En deuxième lieu, ce score que le RN réalisera possiblement, est également imputable au mode de scrutin. Le mode de scrutin à deux tours qui régit les élections parlementaires en France, est clairement défavorable au RN. Structurellement, il favorise les logiques majoritaires. Dans ce cadre, il est très difficile, voire impossible de gagner un scrutin sans tisser d’alliances avec des partis adversaires.

Or, pour le RN, il se trouve dans la quasi-impossibilité de le faire, non pas parce qu’il ne le veut pas, mais en raison du refus explicite des partis de droite de faire des alliances avec lui. Même avec le parti d’extrême-droite, Reconquête d’Eric Zemmour, crédité de 5% des intentions de vote avec lequel aucune entente semble être possible de l’aveu de beaucoup d’observateurs.

En troisième et dernier lieu, l’ancrage territorial -qui est de l’avis de nombreux experts, une condition sine qua non pour gagner les scrutins législatifs-, semble être le talon d’Achille du RN. Cette analyse est confirmée par un rapport de l’Institut Jean-Jaurès, « Défaut d’implantation, l’épine dans le pied du Rassemblement national », publié en juin 2022, affirmant que le RN « ne semble pas disposé à miser sur son ancrage territorial qui conditionne (la) fidélité de ses électeurs » et donc la réussite à des élections où la prime au local est centrale. L’effet « ancrage territorial » est par conséquent déterminant pour les élections où les logiques locales et la proximité avec les électeurs jouent à plein.

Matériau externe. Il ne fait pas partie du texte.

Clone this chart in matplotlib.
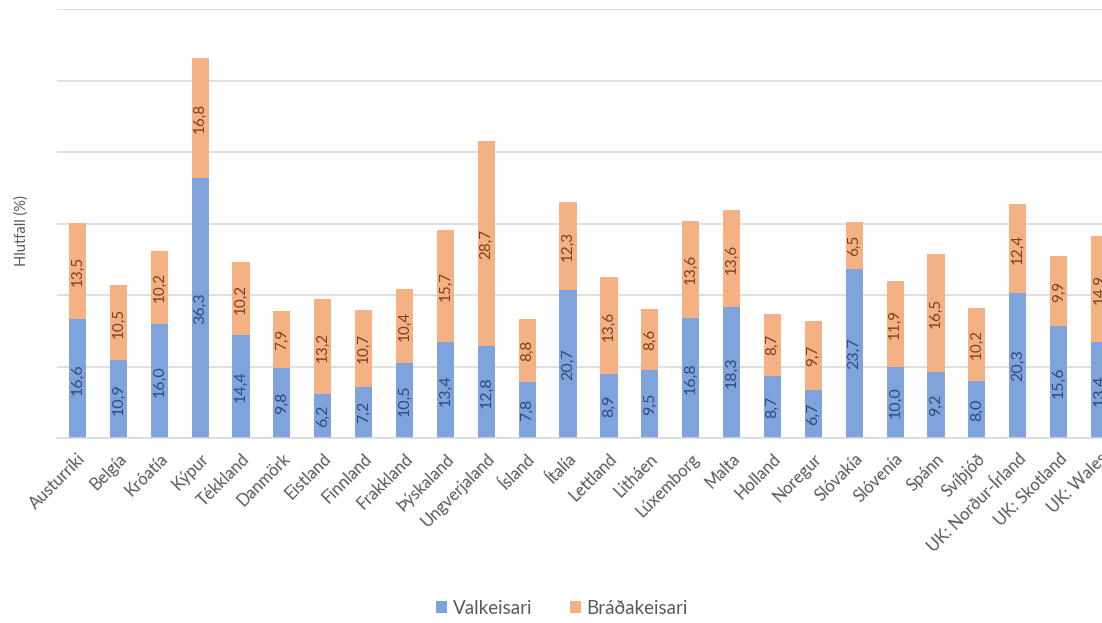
import numpy as np
import matplotlib.pyplot as plt

plt.rcParams['font.family'] = ['Lato', 'DejaVu Sans']

countries = ["Austurríki", "Belgía", "Króatía", "Kýpur", "Tékkland", "Danmörk",
             "Eistland", "Finnland", "Frakkland", "Þýskaland", "Ungverjaland",
             "Ísland", "Ítalía", "Lettland", "Litháen", "Lúxemborg", "Malta",
             "Holland", "Noregur", "Slóvakía", "Slóvenía", "Spánn", "Svíþjóð",
             "UK: Norður-Írland", "UK: Skotland", "UK: Wales"]
valkeisari = [16.6, 10.9, 16.0, 36.3, 14.4, 9.8, 6.2, 7.2, 10.5, 13.4, 12.8,
              7.8, 20.7, 8.9, 9.5, 16.8, 18.3, 8.7, 6.7, 23.7, 10.0, 9.2, 8.0,
              20.3, 15.6, 13.4]
bradakeisari = [13.5, 10.5, 10.2, 16.8, 10.2, 7.9, 13.2, 10.7, 10.4, 15.7, 28.7,
                8.8, 12.3, 13.6, 8.6, 13.6, 13.6, 8.7, 9.7, 6.5, 11.9, 16.5, 10.2,
                12.4, 9.9, 14.9]

blue = "#7fa3dd"
orange = "#f4b183"

fig = plt.figure(figsize=(11.02, 6.23), dpi=100)
# plot area runs past the right edge, so the last bar is cut off
ax = fig.add_axes([57 / 1102, 185 / 623, 1063 / 1102, 429 / 623])

x = np.arange(len(countries))
w = 0.42
b1 = ax.bar(x, valkeisari, w, color=blue, label="Valkeisari", zorder=2)
b2 = ax.bar(x, bradakeisari, w, bottom=valkeisari, color=orange,
            label="Bráðakeisari", zorder=2)

fmt = lambda v: f"{v:.1f}".replace(".", ",")
for xi, v, t in zip(x, valkeisari, bradakeisari):
    ax.text(xi, v / 2, fmt(v), rotation=90, ha="center", va="center",
            fontsize=11.5, color="#2f4a7a", zorder=3)
    ax.text(xi, v + t / 2, fmt(t), rotation=90, ha="center", va="center",
            fontsize=11, color="#7a4020", zorder=3)

ax.set_xlim(-0.5, 25.5)
ax.set_ylim(0, 60)
ax.set_yticks(np.arange(0, 61, 10))
ax.set_yticklabels([])
ax.tick_params(axis="y", length=0)
ax.grid(axis="y", color="#d9d9d9", linewidth=1.2, zorder=0)
for s in ["top", "right", "left"]:
    ax.spines[s].set_visible(False)
ax.spines["bottom"].set_color("#d9d9d9")
ax.spines["bottom"].set_linewidth(1.2)

ax.set_xticks(x)
ax.set_xticklabels(countries, rotation=45, ha="right", rotation_mode="anchor",
                   fontsize=12, color="#595959")
ax.tick_params(axis="x", length=0, pad=9)

fig.text(22 / 1102, 1 - 231 / 623, "Hlutfall (%)", rotation=90, ha="center",
         va="center", fontsize=10.5, color="#595959")

fig.legend(handles=[b1, b2], loc="center", bbox_to_anchor=(562 / 1102, 1 - 608 / 623),
           ncol=2, frameon=False, fontsize=13.5, handlelength=0.6, handleheight=0.6,
           columnspacing=2.0, handletextpad=0.3, labelcolor="#595959")

fig.savefig("out.png", dpi=100, facecolor="white")
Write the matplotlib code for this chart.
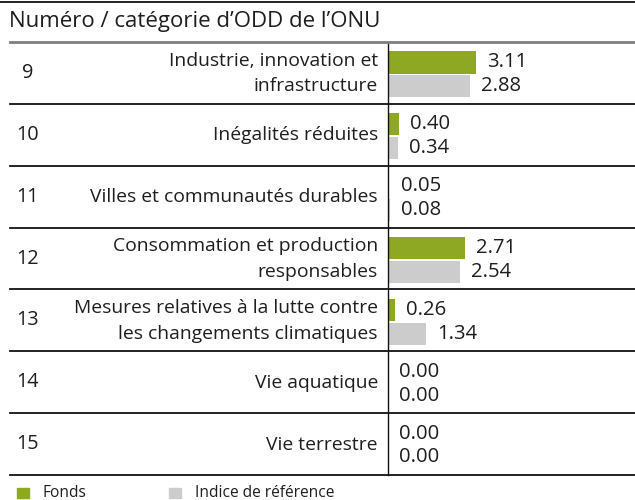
import matplotlib
matplotlib.use("Agg")
import matplotlib.pyplot as plt
import matplotlib.transforms as mtransforms
from matplotlib.lines import Line2D

plt.rcParams['font.family'] = ['Open Sans', 'DejaVu Sans']

numbers = ["9", "10", "11", "12", "13", "14", "15"]
categories = [
    "Industrie, innovation et\ninfrastructure",
    "Inégalités réduites",
    "Villes et communautés durables",
    "Consommation et production\nresponsables",
    "Mesures relatives à la lutte contre\nles changements climatiques",
    "Vie aquatique",
    "Vie terrestre",
]
fund = [3.11, 0.40, 0.05, 2.71, 0.26, 0.00, 0.00]
index = [2.88, 0.34, 0.08, 2.54, 1.34, 0.00, 0.00]

header = "Numéro / catégorie d\u2019ODD de l\u2019ONU"
legend_labels = ["Fonds", "Indice de référence"]

GREEN = "#8FA823"
GREY = "#CCCCCC"
TXT = "#1e1e1e"
FS = 13.9      # category labels
FS_VAL = 14.6  # value labels
FS_NUM = 14.3  # SDG numbers
FS_HEAD = 16.0
FS_LEG = 11.2

W, H = 635, 500
fig = plt.figure(figsize=(W / 100, H / 100), dpi=100)
ax = fig.add_axes([388 / W, 1 - 475 / H, (W - 388) / W, (475 - 42) / H])

n = len(categories)
rows = list(range(n))
ax.barh([r + 0.33 for r in rows], fund, height=0.36, color=GREEN)
ax.barh([r + 0.715 for r in rows], index, height=0.36, color=GREY)

for r in rows:
    ax.annotate(f"{fund[r]:.2f}", (fund[r], r + 0.33), xytext=(8, 0),
                textcoords="offset points", va="center", ha="left",
                fontsize=FS_VAL, color=TXT)
    ax.annotate(f"{index[r]:.2f}", (index[r], r + 0.715), xytext=(8, 0),
                textcoords="offset points", va="center", ha="left",
                fontsize=FS_VAL, color=TXT)

ax.set_xlim(0, 8.7)
ax.set_ylim(n, 0)
ax.set_xticks([])
ax.set_yticks([])
for s in ["top", "right", "bottom"]:
    ax.spines[s].set_visible(False)
ax.spines["left"].set_color("#111111")
ax.spines["left"].set_linewidth(1.0)
ax.patch.set_visible(False)

# left-hand text columns
trans = mtransforms.blended_transform_factory(fig.transFigure, ax.transData)
for r in rows:
    fig.text(28 / W, r + 0.5, numbers[r], transform=trans, ha="center",
             va="center", fontsize=FS_NUM, color=TXT)
    fig.text(378 / W, r + 0.51, categories[r], transform=trans, ha="right",
             va="center", fontsize=FS, color=TXT, linespacing=1.52)

# row separators
fig.add_artist(Line2D([10 / W, 1], [0, 0], transform=trans, color="#7f7f7f", lw=2.0))
for r in range(1, n + 1):
    fig.add_artist(Line2D([10 / W, 1], [r, r], transform=trans, color="#111111", lw=1.3))

# top border and header
fig.add_artist(Line2D([0, 1], [1 - 2 / H, 1 - 2 / H], color="#111111", lw=1.3))
fig.text(9 / W, 1 - 21 / H, header, ha="left", va="center", fontsize=FS_HEAD, color=TXT)

# legend
for x0, col, lab in [(17, GREEN, legend_labels[0]), (169, GREY, legend_labels[1])]:
    fig.patches.append(plt.Rectangle((x0 / W, 1 - 498 / H), 12 / W, 10 / H,
                                     transform=fig.transFigure, color=col))
    fig.text((x0 + 26) / W, 1 - 493 / H, lab, ha="left", va="center",
             fontsize=FS_LEG, color=TXT)

fig.savefig("out.png", dpi=100)
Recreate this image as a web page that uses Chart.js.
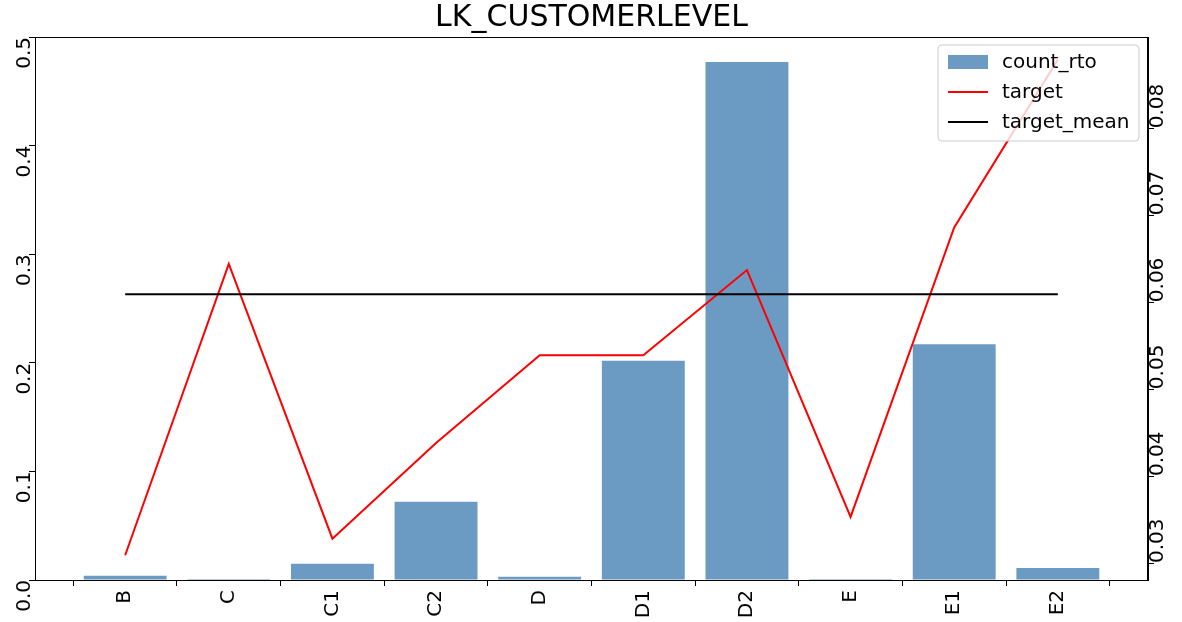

En dépit de cette analyse, le RN reste et restera un parti qui compte dans le paysage politique. Il n'est pas à exclure qu'il deviendra la première force politique française dans les années à venir. Le politiste, docteur Seghier, chercheur en science politique nuance l’échec probable du RN : « l’organisation disposera néanmoins entre 100 et 150 députés à l’Assemblée nationale, de quoi lui permettre de constituer un groupe parlementaire ».